Let me think about this. Based on the title "Dynamics" they do not want a static analysis.

Answer 24

mhmm.. i can't find a way to do the maths of finding the natural length.

Answer 25

thinking more about it, the rope stretches past the equilibrium point (where F= kx balances out F= mg), so we do have to solve
m x'' = -k x
the solution will be
\[ x= C \cos(\sqrt{k/m} t + \theta) \]
and the additional stretch past the equilibrium point is C
we need to identify the initial conditions to fill in the constants

Answer 26

where does the cos come from? and is x the stretch?

Answer 27

a 2nd order differential equation has a solution of cos (or sin)
so either you use that, or you learn how to solve the 2nd order from first principles (and get cos).
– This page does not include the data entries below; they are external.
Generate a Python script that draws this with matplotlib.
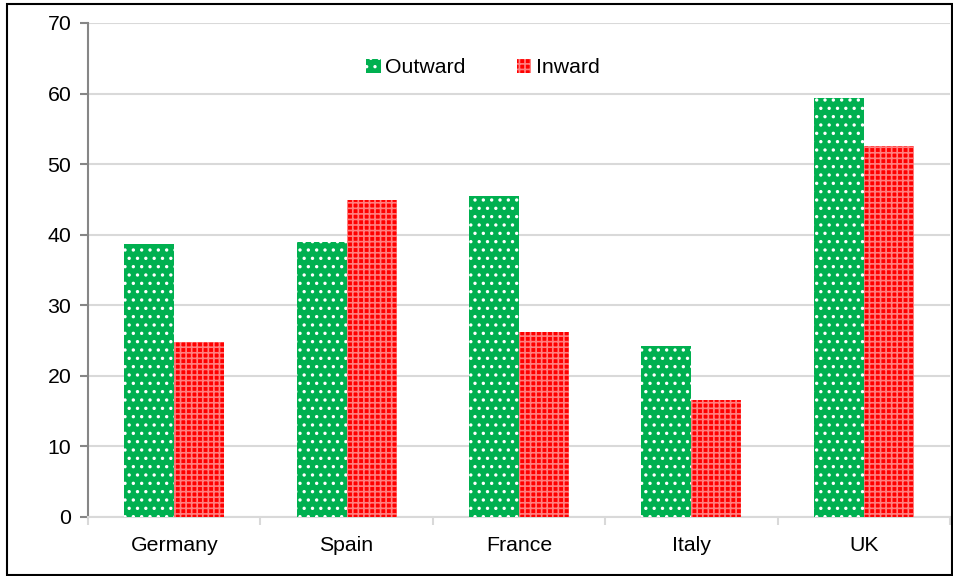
import numpy as np
import matplotlib
matplotlib.use("Agg")
import matplotlib.pyplot as plt
from matplotlib.patches import Rectangle

countries = ["Germany", "Spain", "France", "Italy", "UK"]
outward = [38.7, 39.0, 45.5, 24.2, 59.4]
inward = [24.8, 44.9, 26.2, 16.6, 52.6]
series_names = ["Outward", "Inward"]

plt.rcParams["font.family"] = ["Liberation Sans", "DejaVu Sans"]
plt.rcParams["hatch.linewidth"] = 1.2

fig = plt.figure(figsize=(9.54, 5.76), dpi=100)
ax = fig.add_axes([88 / 954, 59 / 576, 862 / 954, 494 / 576])

x = np.arange(len(countries))
w = 0.29
ax.bar(x - w / 2, outward, w, color="#00B050", edgecolor="white", linewidth=0,
       hatch="..", label=series_names[0], zorder=3)
ax.bar(x + w / 2, inward, w, color="#FF0000", edgecolor=(1, 1, 1, 0.5), linewidth=0,
       hatch="+++", label=series_names[1], zorder=3)

ax.set_xlim(-0.5, len(countries) - 0.5)
ax.set_ylim(0, 70)
ax.set_yticks(np.arange(0, 71, 10))
ax.set_xticks(x)
ax.set_xticklabels(countries)
ax.set_xticks(np.arange(-0.5, len(countries)), minor=True)
ax.tick_params(axis="x", which="major", length=0, pad=14, labelsize=15.3)
ax.tick_params(axis="x", which="minor", length=6, color="#D9D9D9", width=1.5)
ax.tick_params(axis="y", length=6, color="#868686", width=1.5, labelsize=15.3, pad=6)

ax.grid(axis="y", color="#D9D9D9", linewidth=1.5, zorder=0)
for s in ["top", "right"]:
    ax.spines[s].set_visible(False)
ax.spines["left"].set_color("#868686")
ax.spines["left"].set_linewidth(1.5)
ax.spines["bottom"].set_color("#D9D9D9")
ax.spines["bottom"].set_linewidth(1.5)

ax.legend(loc="center", bbox_to_anchor=(0.458, 0.909), ncol=2, frameon=False,
          fontsize=15.3, handlelength=0.7, handleheight=0.7, handletextpad=0.2,
          columnspacing=2.4)

fig.patches.append(Rectangle((7 / 954, 1 / 576), 945 / 954, 571 / 576, transform=fig.transFigure,
                             fill=False, edgecolor="black", linewidth=1.5))

fig.savefig("out.png", dpi=100)
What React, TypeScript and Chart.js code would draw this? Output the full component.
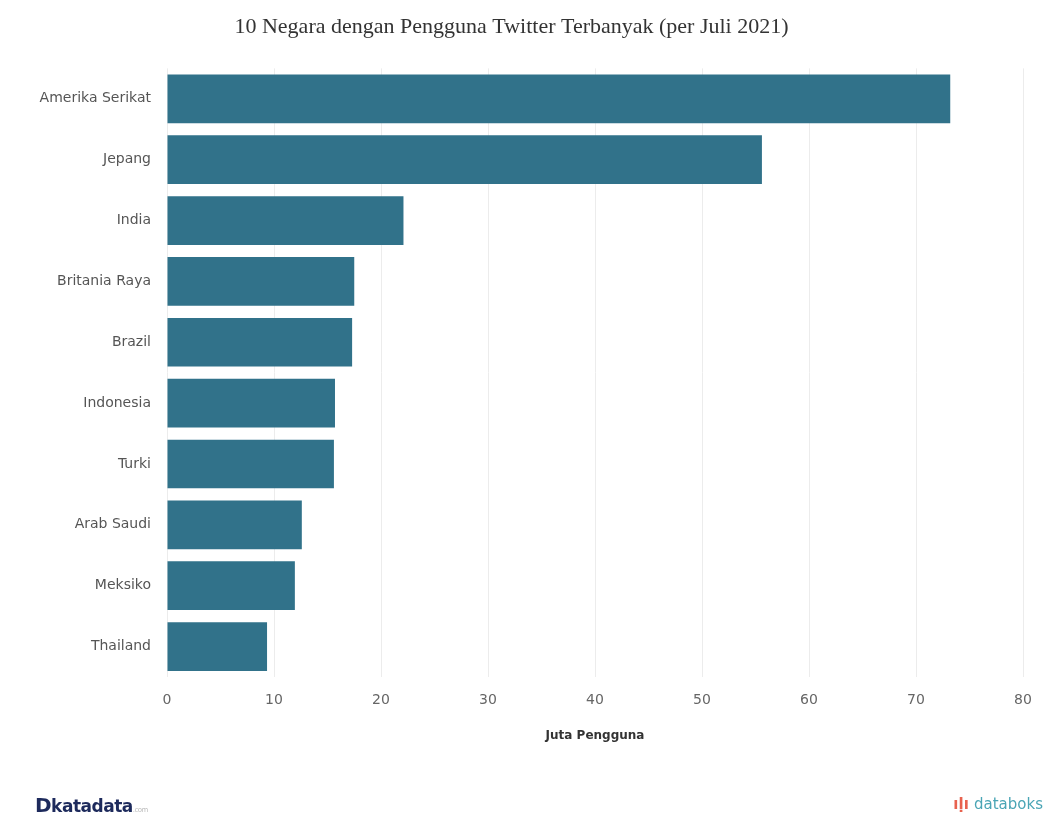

and yes, the x is the stretch.

Answer 28

Okay.

Answer 29

I'm a bit confused now..

Answer 30

I am thinking about these points
1) freefall with acceleration being 9.8
this will be until you reach the end of your rope (so to speak)
2)Retardation of acceleration until it is 0. (When it is hanging; equilibrium point?)
this should end up being where F= -kx balances F= mg
3) Retardation until v=0.
this will be the additional "stretch"

Now how to set up the equations ?

Answer 31

Well for the free fall, we integrate acceleration (I'm not sure if it can be with respect to time or displacement) to find velocity.

Answer 32

this is what I know about springs. But it's not clear to me if they want you to solve this using a 2nd order differential.

Answer 33

I hope you have time to do this. I'll post later if I can make sense of it.

Answer 34

I'll have a look at it and see if I can make sense of it as well. Thank you.

Answer 35

Here are some thoughts.

Answer 36

thank you. :)

Answer 37

A is the distance from x=L to x= L+A it takes for the velocity to slow from \(\sqrt{2gL} \) to 0

in other words, L+A is the length of the fully stretched rope

Answer 38

Thank you :)